How my international experience has affected my world view
I packed my bags with a mixture of nervousness, curiosity, and excitement. In a few hours, I would be leaving home – my sanctuary, and traveling hundreds of miles overseas to pursue higher education in the United States of America. I was not sure what to expect from this experience. Growing up in Ethiopia and Ghana for the last eighteen years, I was used to the customs and cultures I was surrounded by; indeed, that was all I had ever known. That was almost five years ago, and since then much has changed. My cross-cultural experience has created a new awareness, appreciation, and changed me and my world view for the better.

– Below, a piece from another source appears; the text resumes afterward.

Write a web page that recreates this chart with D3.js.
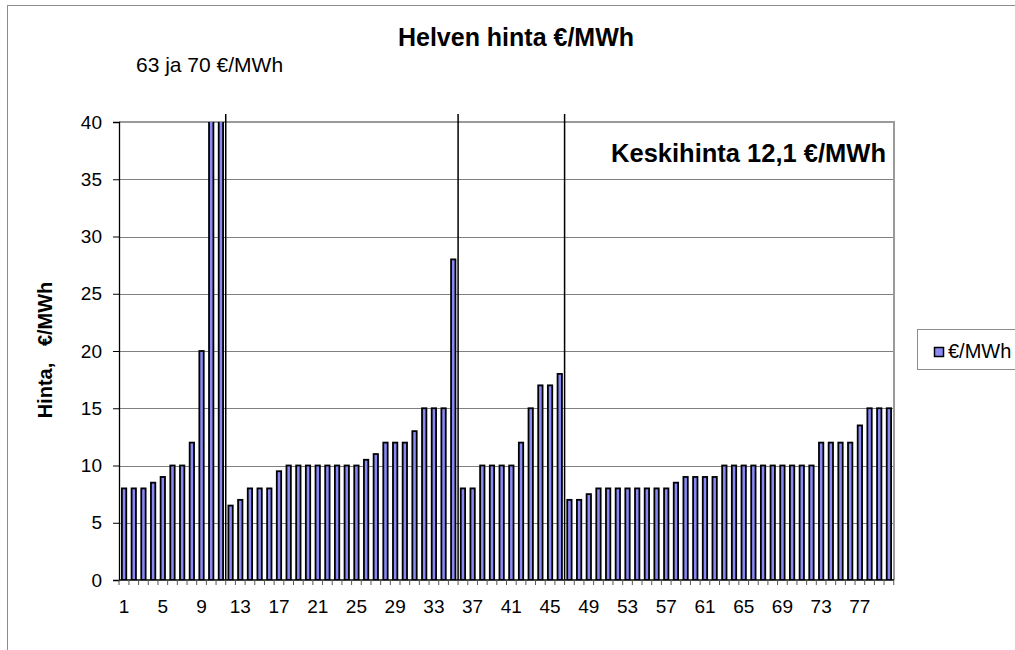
<!DOCTYPE html>
<html>
<head>
<meta charset="utf-8">
<script src="https://cdn.jsdelivr.net/npm/d3@7.9.0/dist/d3.min.js"></script>
<style>
  body { margin: 0; background: #fff; }
  svg { font-family: Arial, "Liberation Sans", sans-serif; }
</style>
</head>
<body>
<div id="chart"></div>
<script>
// hourly price, €/MWh (hours 10 and 11 go off the scale: 63 and 70)
const hours = d3.range(1, 81);
const prices = [
  8, 8, 8, 8.5, 9, 10, 10, 12, 20, 63,
  70, 6.5, 7, 8, 8, 8, 9.5, 10, 10, 10,
  10, 10, 10, 10, 10, 10.5, 11, 12, 12, 12,
  13, 15, 15, 15, 28, 8, 8, 10, 10, 10,
  10, 12, 15, 17, 17, 18, 7, 7, 7.5, 8,
  8, 8, 8, 8, 8, 8, 8, 8.5, 9, 9,
  9, 9, 10, 10, 10, 10, 10, 10, 10, 10,
  10, 10, 12, 12, 12, 12, 13.5, 15, 15, 15
];
const yTicks = [0, 5, 10, 15, 20, 25, 30, 35, 40];
const xLabelHours = hours.filter(h => (h - 1) % 4 === 0);
// separator lines drawn after these hours
const separatorsAfter = [11, 35, 46];

const W = 1015, H = 650;
const plot = {left: 119, right: 894, top: 122, bottom: 580};
const barFill = "#8a8af6";

const svg = d3.select("#chart").append("svg")
    .attr("width", W)
    .attr("height", H);

// chart border (runs off the right and bottom edges)
svg.append("rect")
    .attr("x", 7.5).attr("y", 5.5)
    .attr("width", W + 10).attr("height", H + 10)
    .attr("fill", "#fff")
    .attr("stroke", "#8c8c8c");

const x = d3.scaleBand()
    .domain(hours)
    .range([plot.left, plot.right])
    .paddingInner(0.55)
    .paddingOuter(0.3);

const y = d3.scaleLinear()
    .domain([0, 40])
    .range([plot.bottom, plot.top]);

// gridlines
svg.append("g")
    .selectAll("line")
    .data(yTicks.filter(t => t > 0 && t < 40))
    .join("line")
    .attr("x1", plot.left).attr("x2", plot.right)
    .attr("y1", d => Math.round(y(d)) + 0.5)
    .attr("y2", d => Math.round(y(d)) + 0.5)
    .attr("stroke", "#808080");

// plot border top and right
svg.append("path")
    .attr("d", `M${plot.left},${plot.top}H${plot.right}V${plot.bottom}`)
    .attr("fill", "none")
    .attr("stroke", "#9a9a9a")
    .attr("stroke-width", 2);

// bars, clipped at the top of the plot
svg.append("clipPath").attr("id", "plotclip")
  .append("rect")
    .attr("x", plot.left).attr("y", plot.top)
    .attr("width", plot.right - plot.left)
    .attr("height", plot.bottom - plot.top);

svg.append("g")
    .attr("clip-path", "url(#plotclip)")
    .selectAll("rect")
    .data(prices)
    .join("rect")
    .attr("x", (d, i) => x(hours[i]))
    .attr("y", d => y(Math.min(d, 41)))
    .attr("width", x.bandwidth())
    .attr("height", d => y(0) - y(Math.min(d, 41)))
    .attr("fill", barFill)
    .attr("stroke", "#000")
    .attr("stroke-width", 1.8);

// separator lines
const pad = (x.step() - x.bandwidth()) / 2;
svg.append("g")
    .selectAll("line")
    .data(separatorsAfter)
    .join("line")
    .attr("x1", d => x(d) + x.bandwidth() + pad)
    .attr("x2", d => x(d) + x.bandwidth() + pad)
    .attr("y1", 114)
    .attr("y2", plot.bottom)
    .attr("stroke", "#000")
    .attr("stroke-width", 1.5);

// y axis
const yAxis = svg.append("g")
    .attr("transform", `translate(${plot.left},0)`)
    .call(d3.axisLeft(y).tickValues(yTicks).tickSize(6).tickPadding(11));
yAxis.select(".domain").attr("stroke", "#000").attr("stroke-width", 1.3);
yAxis.selectAll(".tick line").attr("stroke", "#000");
yAxis.selectAll("text").attr("font-size", 19).attr("fill", "#000").attr("font-family", "Arial, 'Liberation Sans', sans-serif");

// x axis: ticks between categories, labels every 4th hour
const xAxisG = svg.append("g")
    .attr("transform", `translate(0,${plot.bottom})`);
xAxisG.append("line")
    .attr("x1", plot.left).attr("x2", plot.right)
    .attr("stroke", "#000").attr("stroke-width", 1.3);
xAxisG.selectAll("line.tk")
    .data(hours.concat([0]))
    .join("line")
    .attr("class", "tk")
    .attr("x1", d => d === 0 ? plot.left : x(d) + x.bandwidth() + pad)
    .attr("x2", d => d === 0 ? plot.left : x(d) + x.bandwidth() + pad)
    .attr("y1", 0).attr("y2", 5)
    .attr("stroke", "#555");
xAxisG.selectAll("text")
    .data(xLabelHours)
    .join("text")
    .attr("x", d => x(d) + x.bandwidth() / 2)
    .attr("y", 33)
    .attr("text-anchor", "middle")
    .attr("font-size", 19)
    .text(d => d);

// titles
svg.append("text")
    .attr("x", 516).attr("y", 46)
    .attr("text-anchor", "middle")
    .attr("font-size", 25).attr("font-weight", "bold")
    .text("Helven hinta €/MWh");

svg.append("text")
    .attr("x", 136).attr("y", 72)
    .attr("font-size", 21)
    .text("63 ja 70 €/MWh");

svg.append("text")
    .attr("x", 886).attr("y", 162)
    .attr("text-anchor", "end")
    .attr("font-size", 25.5).attr("font-weight", "bold")
    .text("Keskihinta 12,1 €/MWh");

svg.append("text")
    .attr("transform", "translate(52,350) rotate(-90)")
    .attr("text-anchor", "middle")
    .attr("font-size", 20).attr("font-weight", "bold")
    .attr("xml:space", "preserve")
    .style("white-space", "pre")
    .text("Hinta,   €/MWh");

// legend
const legend = svg.append("g").attr("transform", "translate(917,329)");
legend.append("rect")
    .attr("x", 0.5).attr("y", 0.5)
    .attr("width", 110).attr("height", 40)
    .attr("fill", "#fff")
    .attr("stroke", "#8c8c8c");
legend.append("rect")
    .attr("x", 17.5).attr("y", 18.5)
    .attr("width", 9).attr("height", 9)
    .attr("fill", barFill)
    .attr("stroke", "#000")
    .attr("stroke-width", 1.5);
legend.append("text")
    .attr("x", 31).attr("y", 29)
    .attr("font-size", 20)
    .text("€/MWh");
</script>
</body>
</html>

Arriving in the United States, I experienced a huge culture shock. I completed the first year of my undergraduate year in the small and mostly college town of Waverly, Iowa which was characterized by cornfields and smiling faces. I not only had to adjust to college life, but I had to become accustomed to a completely different atmosphere as well. This taught me the importance of stepping out of one’s comfort zone. In order to develop our growth and potential as individuals, we must be willing to embrace opportunities, albeit foreign ones, and prepare to adapt and adjust to new situations and circumstances. Getting to know people from various backgrounds and interacting with them on a daily basis gave me renewed confidence, won me new friends, but more importantly, gave me an appreciation and tolerance for diversity and various perspectives.
My world view has undoubtedly broadened. I learned a lot from other students who had experiences and backgrounds that were different from mine. I became acclimated to life in the United States, and as I traveled around the nation I discovered that different parts hosted a variety of cultures. My peers and professors constantly asked me lots of questions about my home country, my views and my own experiences. I grew to enjoy contributing and sharing my ideas since they were so different from the norm; this is precisely why I felt obliged to reveal them. Not only was I able to listen to and learn from others, but I was also able to develop a role for myself by contributing to this cross-cultural experience. I also developed a penchant for languages when I realized the power they have in forming bonds and traversing cultural boundaries. When you take the time to greet an individual in his or her language, or even laugh over attempts at pronouncing certain phrases, it warms the soul and creates a connection that may otherwise have not occurred. The United States is unique in that it draws people from all over the world. By virtue of my being here, I have not only had the pleasure of interacting with Americans, but meeting and sharing my story with people from all over the globe and all walks of life, and listening to theirs in return.
This cross-cultural experience has led me to realize that despite the diverse cultures, ethnicities, traditions and habits that distinguish us, we all still have a shared humanity. During the course of my time here in the United States, I have witnessed people expressing the same emotions, sharing tears, discussing passions, revealing concerns, and comforting each other over fears. As human beings we are so used to categorizing each other that we often tend to focus on what distinguishes us from the next person, be it ethnicity, socio-economic status, sex, age, or a host of other traits. What we fail to realize is that at the end of the day, we are more alike than different. Education is not just confined to the classroom; through this cross-cultural experience I have learned more lessons about myself and others than I would have ever been exposed to through the pages of a textbook.
I have learned new ideas, questioned old ones, and challenged my mindset. Without an education – both in and out of the classroom, I would not have had this opportunity for personal growth. As such, I would like to ensure that others too can share in this same experience and broaden their views and mindsets as well. Last fall, I launched an advocacy group by the name of Operation FABB (Futures Are Being Built). The purpose of the group is to recruit other young women who have also had international experiences to help empower young girls from developing countries to discover their true potential, by sponsoring their education. My cross-cultural experience has helped me realize that perhaps if more people were also given the chance to experience one, then perhaps we as a global community would gain knowledge, cultivate a passion for people different from ourselves, embrace new opportunities, step outside of our comfort zones, and practice tolerance. I am grateful to have learned to look into the eyes of others and appreciate their story.